Look through the data below. Collect every line where the word "React" occurs.

┌──

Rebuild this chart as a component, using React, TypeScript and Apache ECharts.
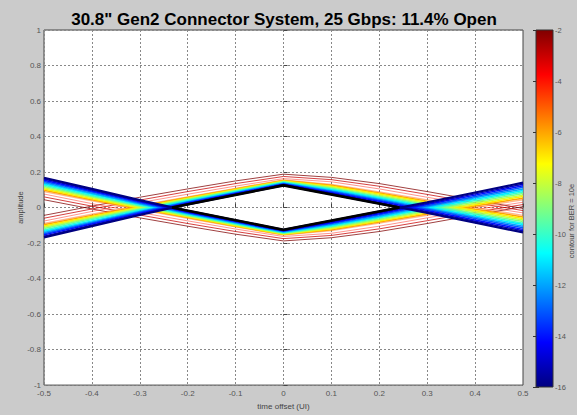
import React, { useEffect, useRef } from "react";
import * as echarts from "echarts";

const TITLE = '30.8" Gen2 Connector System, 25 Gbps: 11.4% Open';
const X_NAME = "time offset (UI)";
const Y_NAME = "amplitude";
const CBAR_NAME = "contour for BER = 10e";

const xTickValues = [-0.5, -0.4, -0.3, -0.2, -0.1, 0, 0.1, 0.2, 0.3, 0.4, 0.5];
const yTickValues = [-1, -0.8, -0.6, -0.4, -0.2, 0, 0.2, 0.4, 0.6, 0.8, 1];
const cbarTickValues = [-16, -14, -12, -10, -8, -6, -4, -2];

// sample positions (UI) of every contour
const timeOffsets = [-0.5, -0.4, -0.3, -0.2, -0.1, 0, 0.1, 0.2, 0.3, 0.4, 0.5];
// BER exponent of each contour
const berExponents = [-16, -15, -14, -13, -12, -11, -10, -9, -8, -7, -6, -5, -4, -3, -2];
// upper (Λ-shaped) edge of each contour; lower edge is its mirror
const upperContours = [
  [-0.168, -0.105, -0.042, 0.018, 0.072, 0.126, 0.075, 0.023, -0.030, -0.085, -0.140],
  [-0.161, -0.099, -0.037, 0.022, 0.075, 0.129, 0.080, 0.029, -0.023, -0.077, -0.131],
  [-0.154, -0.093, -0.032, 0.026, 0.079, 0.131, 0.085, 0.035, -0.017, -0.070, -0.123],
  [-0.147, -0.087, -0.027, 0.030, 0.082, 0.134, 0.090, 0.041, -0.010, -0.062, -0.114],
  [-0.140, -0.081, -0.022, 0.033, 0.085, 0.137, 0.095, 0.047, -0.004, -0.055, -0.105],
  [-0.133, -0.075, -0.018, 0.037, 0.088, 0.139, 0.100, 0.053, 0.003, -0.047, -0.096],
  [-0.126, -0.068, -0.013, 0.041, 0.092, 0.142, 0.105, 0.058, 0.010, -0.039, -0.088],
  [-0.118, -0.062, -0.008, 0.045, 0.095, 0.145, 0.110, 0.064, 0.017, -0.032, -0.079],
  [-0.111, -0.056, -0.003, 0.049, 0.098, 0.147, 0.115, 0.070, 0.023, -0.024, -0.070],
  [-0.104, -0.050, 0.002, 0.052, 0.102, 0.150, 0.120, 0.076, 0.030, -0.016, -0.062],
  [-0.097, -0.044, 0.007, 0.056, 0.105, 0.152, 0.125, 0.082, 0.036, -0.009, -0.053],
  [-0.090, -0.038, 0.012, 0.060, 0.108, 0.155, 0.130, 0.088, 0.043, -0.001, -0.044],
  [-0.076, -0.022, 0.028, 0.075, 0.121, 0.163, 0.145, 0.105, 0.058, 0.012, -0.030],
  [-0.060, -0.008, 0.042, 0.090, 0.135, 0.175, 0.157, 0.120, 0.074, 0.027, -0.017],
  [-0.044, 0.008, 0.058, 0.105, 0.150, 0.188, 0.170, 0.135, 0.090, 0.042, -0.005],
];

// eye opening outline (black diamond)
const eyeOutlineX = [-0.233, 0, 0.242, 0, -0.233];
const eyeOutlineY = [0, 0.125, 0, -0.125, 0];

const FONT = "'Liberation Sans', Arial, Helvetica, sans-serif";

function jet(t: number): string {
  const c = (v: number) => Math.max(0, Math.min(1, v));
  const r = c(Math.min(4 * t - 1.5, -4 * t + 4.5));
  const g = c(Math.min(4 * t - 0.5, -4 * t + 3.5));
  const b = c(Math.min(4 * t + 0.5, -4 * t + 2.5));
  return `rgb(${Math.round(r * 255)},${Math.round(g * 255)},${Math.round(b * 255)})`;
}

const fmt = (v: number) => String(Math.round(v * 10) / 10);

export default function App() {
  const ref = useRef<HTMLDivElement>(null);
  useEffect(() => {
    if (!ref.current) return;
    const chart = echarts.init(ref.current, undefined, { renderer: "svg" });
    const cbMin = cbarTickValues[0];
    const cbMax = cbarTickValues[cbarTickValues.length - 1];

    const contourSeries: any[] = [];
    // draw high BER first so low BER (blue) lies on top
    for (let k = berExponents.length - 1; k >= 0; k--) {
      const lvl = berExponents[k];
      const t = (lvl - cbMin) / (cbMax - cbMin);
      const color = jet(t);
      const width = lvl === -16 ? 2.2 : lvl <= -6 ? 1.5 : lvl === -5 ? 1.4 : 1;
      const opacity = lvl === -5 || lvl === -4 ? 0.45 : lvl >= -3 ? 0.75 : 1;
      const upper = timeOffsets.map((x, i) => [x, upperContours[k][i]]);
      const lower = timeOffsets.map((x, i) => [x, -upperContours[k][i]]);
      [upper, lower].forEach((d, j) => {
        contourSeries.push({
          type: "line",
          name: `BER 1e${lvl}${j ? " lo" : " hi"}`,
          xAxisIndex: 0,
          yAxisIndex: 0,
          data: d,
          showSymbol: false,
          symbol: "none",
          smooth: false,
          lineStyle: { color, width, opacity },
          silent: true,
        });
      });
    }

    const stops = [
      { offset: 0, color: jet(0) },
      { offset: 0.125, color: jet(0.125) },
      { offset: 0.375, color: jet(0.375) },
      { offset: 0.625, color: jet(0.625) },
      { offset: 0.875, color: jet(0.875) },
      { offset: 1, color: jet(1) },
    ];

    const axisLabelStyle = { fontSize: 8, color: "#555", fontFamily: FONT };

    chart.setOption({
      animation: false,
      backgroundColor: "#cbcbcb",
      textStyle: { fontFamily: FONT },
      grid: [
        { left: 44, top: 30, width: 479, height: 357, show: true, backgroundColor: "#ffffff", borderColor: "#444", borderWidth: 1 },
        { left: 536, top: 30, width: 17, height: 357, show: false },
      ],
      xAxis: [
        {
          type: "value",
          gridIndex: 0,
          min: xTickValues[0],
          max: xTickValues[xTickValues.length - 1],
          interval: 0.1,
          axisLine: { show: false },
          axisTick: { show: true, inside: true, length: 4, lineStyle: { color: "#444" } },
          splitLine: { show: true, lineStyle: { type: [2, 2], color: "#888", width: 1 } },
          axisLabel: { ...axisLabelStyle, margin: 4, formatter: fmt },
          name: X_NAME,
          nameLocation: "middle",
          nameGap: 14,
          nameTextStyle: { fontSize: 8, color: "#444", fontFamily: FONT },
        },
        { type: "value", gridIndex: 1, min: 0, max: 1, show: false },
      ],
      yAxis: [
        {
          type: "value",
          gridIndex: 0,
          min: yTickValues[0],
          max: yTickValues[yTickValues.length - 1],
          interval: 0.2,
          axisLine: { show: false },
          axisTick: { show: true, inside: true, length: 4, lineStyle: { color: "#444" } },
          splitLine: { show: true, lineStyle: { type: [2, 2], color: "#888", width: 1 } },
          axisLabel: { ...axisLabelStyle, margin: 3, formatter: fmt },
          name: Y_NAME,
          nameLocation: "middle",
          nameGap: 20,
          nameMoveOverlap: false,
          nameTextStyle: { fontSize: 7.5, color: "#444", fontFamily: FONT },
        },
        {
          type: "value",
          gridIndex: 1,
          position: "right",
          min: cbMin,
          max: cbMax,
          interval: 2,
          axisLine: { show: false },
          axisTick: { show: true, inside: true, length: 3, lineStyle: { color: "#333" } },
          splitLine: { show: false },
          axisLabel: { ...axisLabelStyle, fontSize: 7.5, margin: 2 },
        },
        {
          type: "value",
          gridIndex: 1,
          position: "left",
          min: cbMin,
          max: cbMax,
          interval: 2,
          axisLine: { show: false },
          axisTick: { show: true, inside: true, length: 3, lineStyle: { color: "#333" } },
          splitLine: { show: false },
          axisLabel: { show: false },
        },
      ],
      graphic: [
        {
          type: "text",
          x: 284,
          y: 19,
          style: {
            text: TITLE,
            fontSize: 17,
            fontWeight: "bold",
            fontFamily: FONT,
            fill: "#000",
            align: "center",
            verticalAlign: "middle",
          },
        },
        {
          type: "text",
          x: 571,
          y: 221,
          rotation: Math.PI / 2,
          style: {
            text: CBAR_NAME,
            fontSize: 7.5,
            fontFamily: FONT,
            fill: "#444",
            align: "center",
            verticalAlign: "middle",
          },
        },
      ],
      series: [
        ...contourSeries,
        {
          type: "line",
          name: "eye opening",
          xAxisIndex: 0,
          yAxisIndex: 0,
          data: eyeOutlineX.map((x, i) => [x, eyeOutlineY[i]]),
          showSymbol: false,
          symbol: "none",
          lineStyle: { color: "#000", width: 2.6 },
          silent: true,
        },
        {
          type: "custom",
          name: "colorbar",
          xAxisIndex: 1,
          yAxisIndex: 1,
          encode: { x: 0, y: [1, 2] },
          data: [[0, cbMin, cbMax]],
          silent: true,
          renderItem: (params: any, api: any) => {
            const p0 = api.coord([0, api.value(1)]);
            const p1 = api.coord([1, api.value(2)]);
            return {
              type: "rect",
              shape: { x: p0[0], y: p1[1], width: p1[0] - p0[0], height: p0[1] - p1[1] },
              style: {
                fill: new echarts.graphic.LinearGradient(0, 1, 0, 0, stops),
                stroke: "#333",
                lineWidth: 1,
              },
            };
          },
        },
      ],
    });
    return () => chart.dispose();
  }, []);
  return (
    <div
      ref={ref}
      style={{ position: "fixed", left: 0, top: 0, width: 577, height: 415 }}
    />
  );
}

└──

### Task result:
Rebuild this chart as a component, using React, TypeScript and Apache ECharts.
import React, { useEffect, useRef } from "react";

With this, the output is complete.